Are we preparing students to be chefs or cooks?
Over 7 years ago I first posed this question in a Youtube Video you can watch below. I had recently lost my brother to cancer, and was wrestling with all the ways he impacted my life and changed my mindset on learning and leading.
This was pre-pandemic, pre-AI, and so much has changed since then…
Yet, the message has never been more important.
This week an article went extremely viral (millions and millions of views), titled, “Something Big Is Happening”.
Yes, some folks are saying it is an extremist alarm about AI, and others are questioning if it is content marketing disguised as a thought-piece.
But, hidden in this article was a quote that made me think about the difference between Cooks and Chefs, and what we are doing in schools. It’s long, but worth reading and thinking about:
Here's the thing nobody outside of tech quite understands yet: the reason so many people in the industry are sounding the alarm right now is because this already happened to us. We're not making predictions. We're telling you what already occurred in our own jobs, and warning you that you're next.
For years, AI had been improving steadily. Big jumps here and there, but each big jump was spaced out enough that you could absorb them as they came. Then in 2025, new techniques for building these models unlocked a much faster pace of progress. And then it got even faster. And then faster again. Each new model wasn't just better than the last... it was better by a wider margin, and the time between new model releases was shorter. I was using AI more and more, going back and forth with it less and less, watching it handle things I used to think required my expertise.
Then, on February 5th, two major AI labs released new models on the same day: GPT-5.3 Codex from OpenAI, and Opus 4.6 from Anthropic (the makers of Claude, one of the main competitors to ChatGPT). And something clicked. Not like a light switch... more like the moment you realize the water has been rising around you and is now at your chest.
I am no longer needed for the actual technical work of my job. I describe what I want built, in plain English, and it just... appears. Not a rough draft I need to fix. The finished thing. I tell the AI what I want, walk away from my computer for four hours, and come back to find the work done. Done well, done better than I would have done it myself, with no corrections needed. A couple of months ago, I was going back and forth with the AI, guiding it, making edits. Now I just describe the outcome and leave.
Let me give you an example so you can understand what this actually looks like in practice. I'll tell the AI: "I want to build this app. Here's what it should do, here's roughly what it should look like. Figure out the user flow, the design, all of it." And it does. It writes tens of thousands of lines of code. Then, and this is the part that would have been unthinkable a year ago, it opens the app itself. It clicks through the buttons. It tests the features. It uses the app the way a person would. If it doesn't like how something looks or feels, it goes back and changes it, on its own. It iterates, like a developer would, fixing and refining until it's satisfied. Only once it has decided the app meets its own standards does it come back to me and say: "It's ready for you to test." And when I test it, it's usually perfect.
I'm not exaggerating. That is what my Monday looked like this week.
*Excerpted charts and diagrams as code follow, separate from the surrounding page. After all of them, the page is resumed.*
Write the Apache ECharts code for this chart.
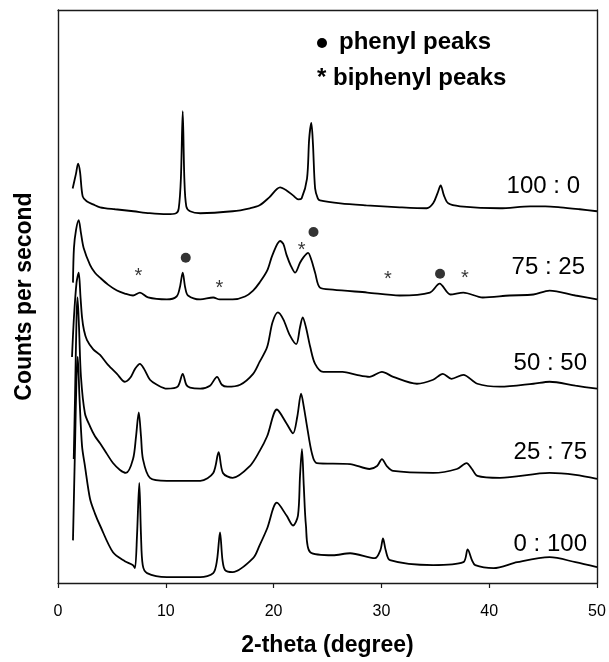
<!DOCTYPE html>
<html><head><meta charset="utf-8">
<script src="https://cdn.jsdelivr.net/npm/echarts@6/dist/echarts.min.js"></script>
<style>html,body{margin:0;padding:0;background:#fff;overflow:hidden}#c{width:609px;height:662px}</style>
</head><body><div id="c"></div>
<script>
// [2-theta (deg), counts (arbitrary, offset-stacked)]
const trace100_0 = [[1.36,398],[1.67,413],[1.86,423],[2.04,415],[2.29,390],[2.66,385],[3.25,382],[3.9,379],[5.3,377],[7.0,375],[8.5,373],[10.1,372],[10.95,373],[11.2,378],[11.4,408],[11.57,476],[11.72,408],[11.9,380],[12.25,375],[13.2,373],[16.2,375],[17.8,378],[18.7,381],[19.6,389],[20.6,399],[21.2,396],[21.8,391],[22.3,387],[22.6,388],[23.1,408],[23.3,448],[23.5,464],[23.65,443],[23.85,398],[24.1,388],[24.3,386],[26.2,383],[28.6,381],[31.7,379],[34.2,378],[34.8,383],[35.2,393],[35.5,401],[35.8,391],[36.2,383],[37.3,380],[41.0,378],[43.8,380],[45.2,380],[46.6,379],[48.4,377],[50,375]];
const trace75_25 = [[1.39,303],[1.48,338],[1.67,356],[1.92,366],[2.13,353],[2.38,338],[2.97,321],[3.43,313],[3.9,308],[4.64,301],[5.47,295],[6.2,292],[6.96,290],[7.6,293],[8.35,288],[10.1,286],[11.0,289],[11.3,298],[11.57,313],[11.8,298],[12.06,290],[13.2,286],[14.4,288],[15.0,286],[16.2,286],[17.35,289],[18.1,295],[18.7,303],[19.4,315],[19.9,331],[20.6,345],[20.9,342],[21.2,331],[21.6,320],[22.0,313],[22.45,323],[22.8,329],[23.2,333],[23.5,326],[23.85,313],[24.3,298],[25.5,296],[28.7,293],[31.7,290],[34.5,293],[35.4,302],[36.4,291],[37.6,293],[39.4,288],[41.9,290],[44.1,291],[45.6,295],[48.0,290],[50,286]];
const trace50_50 = [[1.3,228],[1.48,268],[1.72,303],[1.92,313],[2.09,288],[2.23,268],[2.41,255],[2.69,245],[3.25,236],[3.9,230],[4.64,220],[5.47,211],[6.2,203],[6.7,207],[7.15,216],[7.6,221],[7.98,216],[8.53,205],[9.18,200],[10.1,196],[11.1,198],[11.57,211],[11.9,200],[12.25,197],[13.2,196],[14.1,199],[14.75,208],[15.2,200],[15.7,198],[16.9,200],[18.1,211],[18.7,223],[19.4,238],[19.9,263],[20.4,273],[20.9,266],[21.5,250],[22.1,241],[22.45,258],[22.7,268],[23.0,258],[23.4,238],[23.85,221],[24.6,213],[26.4,213],[27.7,210],[28.9,208],[30.05,213],[31.1,208],[33.3,201],[34.8,205],[35.7,211],[36.5,206],[37.6,210],[38.9,201],[41.0,198],[44.1,201],[45.6,203],[48.0,199],[50,196]];
const trace25_75 = [[1.46,125],[1.58,188],[1.72,268],[1.81,288],[1.95,258],[2.13,208],[2.5,171],[2.97,158],[3.43,148],[3.9,141],[4.55,130],[5.1,121],[5.75,114],[6.3,111],[6.96,125],[7.24,148],[7.49,172],[7.7,148],[7.88,125],[8.53,106],[10.1,103],[13.2,103],[14.4,111],[14.9,132],[15.3,111],[16.2,106],[17.8,118],[18.7,133],[19.4,148],[20.3,175],[21.2,161],[21.8,151],[22.2,168],[22.55,191],[22.8,178],[23.1,158],[23.55,131],[24.0,121],[27.1,120],[28.9,115],[29.6,118],[30.05,125],[30.5,118],[31.1,113],[34.8,111],[37.0,115],[37.9,121],[38.4,115],[38.9,108],[41.0,106],[45.6,111],[48.0,109],[50,105]];
const trace0_100 = [[1.39,43],[1.58,138],[1.72,208],[1.83,228],[1.99,188],[2.23,138],[2.5,118],[2.97,85],[3.43,70],[3.9,58],[5.1,31],[6.2,22],[6.96,18],[7.14,15],[7.33,48],[7.54,101],[7.7,48],[7.86,18],[8.26,10],[10.1,6],[13.2,6],[14.4,10],[14.75,23],[15.03,51],[15.26,23],[15.5,13],[16.2,11],[18.1,25],[18.7,38],[19.4,55],[20.3,81],[21.2,68],[21.8,58],[22.26,68],[22.45,108],[22.63,135],[22.8,98],[23.0,58],[23.4,31],[25.5,28],[27.1,30],[29.4,25],[29.9,33],[30.15,45],[30.4,33],[30.8,23],[34.8,18],[37.6,21],[38.0,34],[38.4,23],[38.7,18],[40.4,15],[42.6,21],[45.6,26],[48.0,21],[50,16]];
const phenylMarks = [[11.85,328],[23.7,354],[35.44,312]];
const biphenylMarks = [[7.45,314],[14.96,302],[22.6,340],[30.6,311],[37.75,312]];
const ratioLabels = ['100 : 0','75 : 25','50 : 50','25 : 75','0 : 100'];
const xTicks = [0,10,20,30,40,50];

const FONT = "'Liberation Sans', Arial, sans-serif";
const chart = echarts.init(document.getElementById('c'), null, {renderer:'canvas'});
const traces = [trace100_0, trace75_25, trace50_50, trace25_75, trace0_100];
const lineSeries = traces.map(t => ({
  type:'line', data:t, showSymbol:false, symbol:'none', smooth:0.3,
  lineStyle:{color:'#000', width:1.8}, silent:true, animation:false
}));
const labelPos = [[580,186],[585,267],[587,363],[587,452],[587,544]];
const frame = {show:true, onZero:false, lineStyle:{color:'#1a1a1a', width:1.4}};
chart.setOption({
  animation:false,
  backgroundColor:'#fff',
  grid:{left:58, right:12, top:10, bottom:74},
  xAxis:[{type:'value', min:xTicks[0], max:xTicks[xTicks.length-1], interval:10,
    name:'2-theta (degree)', nameLocation:'middle', nameGap:51,
    nameTextStyle:{fontFamily:FONT, fontWeight:'bold', fontSize:23, color:'#000'},
    axisLine:frame,
    axisTick:{show:true, inside:false, length:5, lineStyle:{color:'#1a1a1a', width:1.2}},
    axisLabel:{fontFamily:FONT, fontSize:16, color:'#000', margin:21},
    splitLine:{show:false}},
    {type:'value', position:'top', min:0, max:50,
     axisLine:frame, axisTick:{show:false}, axisLabel:{show:false}, splitLine:{show:false}}],
  yAxis:[{type:'value', min:0, max:578,
    name:'Counts per second', nameLocation:'middle', nameGap:22,
    nameTextStyle:{fontFamily:FONT, fontWeight:'bold', fontSize:23, color:'#000'},
    axisLine:frame,
    axisTick:{show:false}, axisLabel:{show:false}, splitLine:{show:false}},
    {type:'value', position:'right', min:0, max:578,
     axisLine:frame, axisTick:{show:false}, axisLabel:{show:false}, splitLine:{show:false}}],
  series: lineSeries.concat([
    {type:'scatter', data:phenylMarks, symbol:'circle', symbolSize:10, itemStyle:{color:'#000'}, silent:true},
    {type:'scatter', data:biphenylMarks, symbol:'circle', symbolSize:0, itemStyle:{color:'transparent'}, silent:true,
      label:{show:true, formatter:'*', position:'inside', offset:[0,5], fontFamily:FONT, fontSize:20, color:'#000'}}
  ]),
  graphic: [
    {type:'circle', shape:{cx:322, cy:43, r:5}, style:{fill:'#000'}},
    {type:'text', x:339, y:42, style:{text:'phenyl peaks', font:"bold 24px "+FONT, fill:'#000', textAlign:'left', textVerticalAlign:'middle'}},
    {type:'text', x:317, y:78, style:{text:'* biphenyl peaks', font:"bold 24px "+FONT, fill:'#000', textAlign:'left', textVerticalAlign:'middle'}}
  ].concat(ratioLabels.map((s,i)=>({type:'text', x:labelPos[i][0], y:labelPos[i][1],
    style:{text:s, font:"24px "+FONT, fill:'#000', textAlign:'right', textVerticalAlign:'middle'}})))
});
</script></body></html>
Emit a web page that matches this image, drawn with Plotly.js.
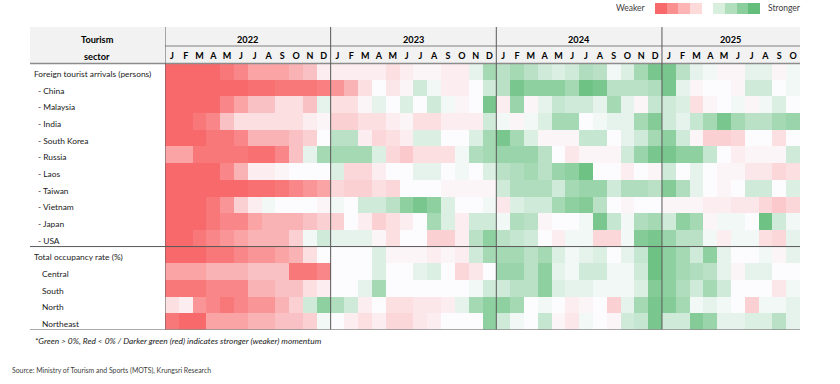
<!DOCTYPE html>
<html>
<head>
<meta charset="utf-8">
<script src="https://cdn.plot.ly/plotly-3.0.1.min.js"></script>
<style>
  html, body { margin: 0; padding: 0; background: #ffffff; }
  #chart { width: 840px; height: 384px; }
</style>
</head>
<body>
<div id="chart"></div>
<script>
// ---------- data ----------
const years = ["2022", "2023", "2024", "2025"];
const monthsPerYear = [12, 12, 12, 10];
const monthLetters = ["J","F","M","A","M","J","J","A","S","O","N","D"];

const rowLabels = [
  "Foreign tourist arrivals (persons)",
  "- China",
  "- Malaysia",
  "- India",
  "- South Korea",
  "- Russia",
  "- Laos",
  "- Taiwan",
  "- Vietnam",
  "- Japan",
  "- USA",
  "Total occupancy rate (%)",
  "Central",
  "South",
  "North",
  "Northeast"
];

// momentum intensity index (negative = weaker / red, positive = stronger / green)
const foreignArrivals = [-10,-10,-10,-10,-9,-8,-6,-6,-6,-5,-4,-1,  -1,-1,-1,-1,-2,-1,-0.5,-0.5,-1,-1,1,4,  3,4,3,2,1.5,2,3.5,3,0.5,1.5,4,6,  6,3,1,0.5,-0.5,-0.5,1,1,-0.5,0.5];
const china          = [-10,-10,-10,-10,-10,-10,-9.5,-9.5,-9,-9,-9,-8.5,  -7,-5,-2,0,-1.5,-0.5,2,0.5,-1,-1,0,2,  3,6,5,5,5,4,6.5,6,3,3,3,3.5,  6,1,-0.5,0,0,-0.5,2,2,0,0.5];
const malaysia       = [-10,-10,-10,-10,-8,-6,-4,-4,-2,-2,-4,1,  -2,-2,-0.5,1,0,1.5,0,2,0.5,-0.5,0,6,  -1,4.5,-0.5,1,2.5,2,2,1,4,1,-0.5,2.5,  2,1.5,-2,-0.5,0,0.5,-0.5,0.5,1.5,0];
const india          = [-10,-10,-9,-8,-4,-2,-2,-2,-2,-2,-1,-0.5,  -3,-3,-2,-2,-1,-0.5,-2,-2,-1,-1,-1,2,  0.5,-0.5,0.5,1.5,4,4,0,0.5,1,1,4,5.5,  2,1,2.5,4,6,4,3,3,4,4.5];
const southKorea     = [-10,-10,-10,-9,-9,-8,-5,-5,-5,-4,-3,0,  3,3,-1,-2.5,-2,-1,1.5,1.5,0,0,1.5,4,  6,4,1.5,-0.5,-0.5,-0.5,2.5,2.5,0,1,2,4,  5,2,-0.5,-3,-3,-2.5,0,0,-2,0];
const russia         = [-6,-6,-9,-9,-9,-9,-9.5,-9.5,-8,-4,1,4,  4,4,4,1.5,-2.5,-3.5,-2,-2,-2,0.5,3.5,4,  4.5,4.5,4.5,3,0,-1.5,-0.5,-0.5,-0.5,2,4.5,6,  6,5,5,2.5,0,-1,-0.5,-0.5,-0.5,2];
const laos           = [-10,-10,-10,-10,-8,-5,-1,-1,-0.5,0,0,0,  1.5,-2.5,-2.5,-1,0,0,1,1,0,0.5,0,1.5,  3,3.5,4,3,4.5,5,6.5,0,0,-1,0,-0.5,  2,0,1,0,-0.5,-0.5,-1.5,-1.5,-2.5,-2];
const taiwan         = [-10,-10,-10,-10,-10,-10,-9.5,-9.5,-9,-8,-7,-6,  -2.5,-3,-3,-2,-2.5,0,0,0,-0.5,-0.5,-0.5,-0.5,  2,3.5,3.5,3.5,2,4,4.5,4.5,2,3.5,3.5,3,  5.5,3.5,1,0,-0.5,0,2,2,0,1.5];
const vietnam        = [-10,-10,-10,-9,-7,-3,-1,0.5,0,0,0,-0.5,  0.5,0,2,2,3,5,6,5,1.5,0,0,0.5,  -1.5,1.5,2,2,4,5,5.5,3,0,-0.5,0,0,  -0.5,-0.5,-0.5,-1,-1,-1.5,-1.5,-2.5,-3.5,-2.5];
const japan          = [-10,-10,-10,-9,-8,-8,-6,-5,-5,-5,-4,-3,  -3,0,-1,-3,-2,-1,0,4,1.5,-1,2,2,  0.5,3.5,3,-0.5,0,0,0.5,6,2.5,0.5,3.5,4,  2,5,4,-0.5,0.5,0.5,0,6.5,2,0.5];
const usa            = [-10,-10,-9,-8,-7,-6,-5,-5,-5,-3,0.5,2,  1,1,1,-0.5,-2,0,0,-3,-3,-1,3,5,  3,2.5,2,0,-1,0.5,0.5,-2.5,-2.5,0.5,5.5,6,  4.5,3,3,0.5,-1,0.5,0.5,-2,-2.5,1];
const totalOccupancy = [-10,-10,-10,-9,-9,-8,-7,-7,-6,-5,-2,0,  0,0,0,1.5,-0.5,-0.5,-0.5,-1,-0.5,-1,2,4,  4,4,3,4,1.5,0.5,1,1.5,0,1,2.5,6.5,  5,4,2,5,1,0,0,0.5,-0.5,1];
const central        = [-6,-6,-6,-5,-5,-5,-4,-4,-4,-9,-9,-8,  0,0,0,1.5,0,0,1,1.5,0,-2.5,-1.5,0,  4.5,4.5,3,5,1,0.5,2,2,0.5,0.5,2,6.5,  5,4,3.5,3,1,-0.5,1,1,0,0];
const south          = [-9,-9,-9,-8,-8,-8,-5,-5,-4,-4,-2,-1,  0,0,1,4,0,0,0,0,0,0,0.5,2,  2,3,3,5,1.5,1,1,0.5,0.5,0.5,1.5,5.5,  5,3.5,2,4,2,0,0,0,-1.5,0.5];
const north          = [-2,-1,-7,-8,-9,-8,-7,-7,-5,-3,2,5,  3.5,2,-1,0,-2,-2,-1.5,-1.5,-1,1,4,5,  5,4,0,0.5,0,-1,-0.5,0,-3,1,4,6,  5.5,4,0.5,1,0.5,0,-3,0.5,0.5,1];
const northeast      = [-9,-10,-10,-6,-6,-6,-5,-5,-4,-4,-3,0.5,  0,-1,-2,-1,-2.5,-2.5,-1.5,-1,0,0,0,5,  2,0.5,0,2.5,-0.5,-1.5,0.5,0,-0.5,2,2.5,6,  2,2,5.5,4.5,1,1,1.5,1.5,3,1];

const legendLevels = [-4,-3,-2,-1,0,1,2,3,4];

// ---------- build ----------
const zRows = [foreignArrivals, china, malaysia, india, southKorea, russia, laos, taiwan,
               vietnam, japan, usa, totalOccupancy, central, south, north, northeast];

const colLabels = [];
years.forEach((yr, yi) => {
  for (let m = 0; m < monthsPerYear[yi]; m++) colLabels.push(monthLetters[m]);
});
const nCols = colLabels.length;
const colIdx = colLabels.map((_, i) => i);
const rowIdx = rowLabels.map((_, i) => i);

const RED = "#F8696B", WHITE = "#FCFCFF", GREEN = "#63BE7B";
const zMin = -10, zMax = 7;
const whitePos = (0 - zMin) / (zMax - zMin);

const W = 840, H = 384;
const px = v => v / W;
const py = v => 1 - v / H;

const FONT = "Lato, 'Liberation Sans', sans-serif";

const heat = {
  type: "heatmap",
  x: colIdx, y: rowIdx, z: zRows,
  zmin: zMin, zmax: zMax,
  colorscale: [[0, RED], [whitePos, WHITE], [1, GREEN]],
  showscale: false, hoverinfo: "skip",
  xaxis: "x", yaxis: "y"
};

const legendHeat = {
  type: "heatmap",
  x: legendLevels.map((_, i) => i), y: [0], z: [legendLevels],
  zmin: -4, zmax: 4,
  colorscale: [[0, RED], [0.5, "#FFFFFF"], [1, GREEN]],
  showscale: false, hoverinfo: "skip",
  xaxis: "x2", yaxis: "y2"
};

// year block boundaries (data coords)
const yearStarts = [];
let acc = 0;
monthsPerYear.forEach(n => { yearStarts.push(acc); acc += n; });

const shapes = [];
shapes.push({type: "rect", xref: "paper", yref: "paper", x0: px(30), x1: px(800), y0: py(63), y1: py(27),
             fillcolor: "#F2F2F2", line: {width: 0}, layer: "below"});
shapes.push({type: "line", xref: "paper", yref: "paper", x0: px(165), x1: px(800), y0: py(46), y1: py(46),
             line: {color: "#A6A6A6", width: 1.5}});
shapes.push({type: "line", xref: "paper", yref: "paper", x0: px(30), x1: px(800), y0: py(63.5), y1: py(63.5),
             line: {color: "#8C8C8C", width: 1.5}});
yearStarts.forEach(s => {
  shapes.push({type: "line", xref: "x", yref: "paper", x0: s - 0.5, x1: s - 0.5, y0: py(330), y1: py(27),
               line: {color: "#595959", width: 1}});
});
shapes.push({type: "line", xref: "paper", yref: "y", x0: px(30), x1: px(800), y0: 10.5, y1: 10.5,
             line: {color: "#595959", width: 1}});
shapes.push({type: "line", xref: "paper", yref: "y", x0: px(30), x1: px(800), y0: rowLabels.length - 0.5, y1: rowLabels.length - 0.5,
             line: {color: "#8C8C8C", width: 1.5}});

const annotations = [];
const boldFont = {family: FONT, size: 9.2, color: "#000000", weight: 700};
annotations.push({xref: "paper", yref: "paper", x: px(97), y: py(39), text: "Tourism", showarrow: false,
                  font: boldFont, xanchor: "center", yanchor: "middle"});
annotations.push({xref: "paper", yref: "paper", x: px(97), y: py(56), text: "sector", showarrow: false,
                  font: boldFont, xanchor: "center", yanchor: "middle"});
years.forEach((yr, yi) => {
  annotations.push({xref: "x", yref: "paper", x: yearStarts[yi] + (monthsPerYear[yi] - 1) / 2, y: py(39),
                    text: yr, showarrow: false, font: boldFont, xanchor: "center", yanchor: "middle"});
});
rowLabels.forEach((lab, i) => {
  let xPos = 32;
  if (lab.startsWith("-")) xPos = 36;
  else if (i !== 0 && i !== 11) xPos = 40;
  annotations.push({xref: "paper", yref: "y", x: px(xPos), y: i, yshift: -2.5, text: lab, showarrow: false,
                    xanchor: "left", yanchor: "middle", font: {family: FONT, size: 8.4, color: "#1a1a1a"}});
});
annotations.push({xref: "paper", yref: "paper", x: px(33), y: py(341),
  text: "<i>*Green > 0%, Red < 0% / Darker green (red) indicates stronger (weaker) momentum</i>",
  showarrow: false, xanchor: "left", yanchor: "middle", font: {family: FONT, size: 8.4, color: "#1a1a1a"}});
annotations.push({xref: "paper", yref: "paper", x: px(10), y: py(370),
  text: "Source: Ministry of Tourism and Sports (MOTS), Krungsri Research",
  showarrow: false, xanchor: "left", yanchor: "middle", font: {family: FONT, size: 6.9, color: "#404040"}});
annotations.push({xref: "paper", yref: "paper", x: px(648), y: py(8), text: "Weaker",
  showarrow: false, xanchor: "right", yanchor: "middle", font: {family: FONT, size: 8.5, color: "#404040"}});
annotations.push({xref: "paper", yref: "paper", x: px(766), y: py(8), text: "Stronger",
  showarrow: false, xanchor: "left", yanchor: "middle", font: {family: FONT, size: 8.5, color: "#404040"}});

const layout = {
  width: W, height: H,
  margin: {l: 0, r: 0, t: 0, b: 0, pad: 0},
  paper_bgcolor: "#ffffff", plot_bgcolor: "#ffffff",
  showlegend: false,
  xaxis: {
    domain: [px(165), px(800)], range: [-0.5, nCols - 0.5],
    side: "top", tickmode: "array", tickvals: colIdx, ticktext: colLabels,
    tickfont: {family: FONT, size: 9, color: "#000000", weight: 700},
    ticks: "", showgrid: false, zeroline: false, showline: false, fixedrange: true,
    ticklabelstandoff: 1
  },
  yaxis: {
    domain: [py(330), py(63)], range: [rowLabels.length - 0.5, -0.5],
    showticklabels: false, ticks: "", showgrid: false, zeroline: false, showline: false, fixedrange: true
  },
  xaxis2: {
    domain: [px(655), px(760)], range: [-0.5, legendLevels.length - 0.5], anchor: "y2",
    visible: false, fixedrange: true
  },
  yaxis2: {
    domain: [py(14), py(3)], range: [-0.5, 0.5], anchor: "x2",
    visible: false, fixedrange: true
  },
  shapes: shapes,
  annotations: annotations
};

Plotly.newPlot("chart", [heat, legendHeat], layout, {staticPlot: true, displayModeBar: false});
</script>
</body>
</html>
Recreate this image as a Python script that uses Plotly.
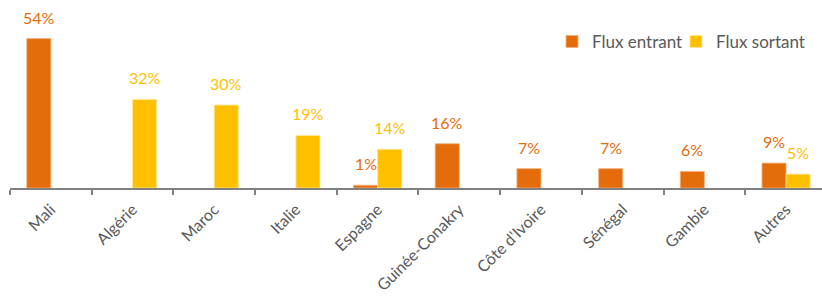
import plotly.graph_objects as go

categories = ["Mali", "Algérie", "Maroc", "Italie", "Espagne", "Guinée-Conakry",
              "Côte d'Ivoire", "Sénégal", "Gambie", "Autres"]
flux_entrant = [54, None, None, None, 1, 16, 7, 7, 6, 9]
flux_sortant = [None, 32, 30, 19, 14, None, None, None, None, 5]
y_max = 60

ORANGE = "#E46C0A"
YELLOW = "#FFC000"
GRAY = "#595959"
FONT = "Lato, 'Open Sans', sans-serif"

fig = go.Figure()
fig.add_trace(go.Bar(name="Flux entrant", x=categories, y=flux_entrant, legend="legend",
                     marker=dict(color=ORANGE, line=dict(color="#F4B183", width=0.8))))
fig.add_trace(go.Bar(name="Flux sortant", x=categories, y=flux_sortant, legend="legend2",
                     marker=dict(color=YELLOW, line=dict(color="#FFE699", width=0.8))))

for series, color, shift in [(flux_entrant, ORANGE, -12), (flux_sortant, YELLOW, 12)]:
    for cat, v in zip(categories, series):
        if v is None:
            continue
        fig.add_annotation(x=cat, y=v, text=f"{v}%", showarrow=False,
                           xshift=shift, yshift=10, yanchor="bottom",
                           font=dict(family=FONT, size=16, color=color))

legend_style = dict(orientation="h", xanchor="left", y=0.88, yanchor="middle",
                    font=dict(family=FONT, size=17, color=GRAY),
                    itemwidth=30, bgcolor="rgba(0,0,0,0)")

fig.update_layout(
    width=822, height=296,
    margin=dict(l=10, r=0, t=22, b=108, autoexpand=False),
    paper_bgcolor="white", plot_bgcolor="white",
    barmode="group", bargap=0.41, bargroupgap=0,
    font=dict(family=FONT, color=GRAY, size=16),
    legend=dict(x=0.6675, **legend_style),
    legend2=dict(x=0.8202, **legend_style),
    showlegend=True,
)
fig.update_xaxes(type="category", range=[-0.5, 9.44], automargin=False,
                 tickangle=-45, showline=True, linecolor="#808080",
                 linewidth=2, ticks="outside", tickson="boundaries", ticklen=5,
                 tickcolor="#808080", tickwidth=1.5, showgrid=False,
                 ticklabelstandoff=4,
                 tickfont=dict(family=FONT, size=16, color=GRAY))
fig.update_yaxes(range=[0, y_max], visible=False, showgrid=False, zeroline=False)

fig.write_html("out.html", config={"displayModeBar": False},
               post_script="document.body.style.margin='0';document.body.style.overflow='hidden';")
What does this mean for all of us in education? For those of us who care about kids and their learning experiences?
1. The "standard playbook" is breaking in real-time
The traditional path of good grades → good college → stable professional job is pointing students directly toward the roles most vulnerable to AI displacement. Within 1-3 years, you need to fundamentally rethink what you're preparing students for, or better yet, what you are not helping them prepare for. The jobs that looked like safe bets (lawyer, accountant, engineer, doctor, analyst, even software engineer) are experiencing rapid transformation right now.
This doesn't mean our current educational curriculum and process doesn't matter, but the focus needs to shift dramatically towards teaching students to work fluently with AI tools, developing genuine curiosity and adaptability over credentials, and helping them pursue things they're actually passionate about (since the stable career ladder they're climbing may not exist when they graduate).
2. AI Fluency is becoming as fundamental as reading—and you have a narrow window
The article emphasizes that being early to understand and use these tools is the single biggest advantage right now. For K-12 education, this means we have maybe 1-3 years to build AI fluency into our curriculum before it becomes baseline expectation rather than competitive advantage.
Students need hands-on experience using AI for real work. This is not just learning about AI, but actively using current tools to research, write, analyze, and create.
The students who graduate comfortable iterating with AI, knowing how to get useful output, and understanding what these tools can and can't do will have a massive advantage over peers who treated it as off-limits or just a way to cheat on homework.
This is happening now, not in 10 years. The disruption the article describes is already underway in professional fields, and it will reach your students faster than the typical education system can adapt.
Of course, we should push back. Using AI for everything is ridiculous. Human interaction, learning experiences, discussions, and feedback become even more important in a world with all of this technology. As I’ve argued over and over and over again - we need to be intentional about creating AI-Resistant learning experiences.
But to ignore it, or act like it’s not that big of a deal, or it can’t do MY job, is just delaying the progress already happening all around us.
This is the CHEF moment. If anyone can be a Cook right now in almost any field. Who will become the Chefs?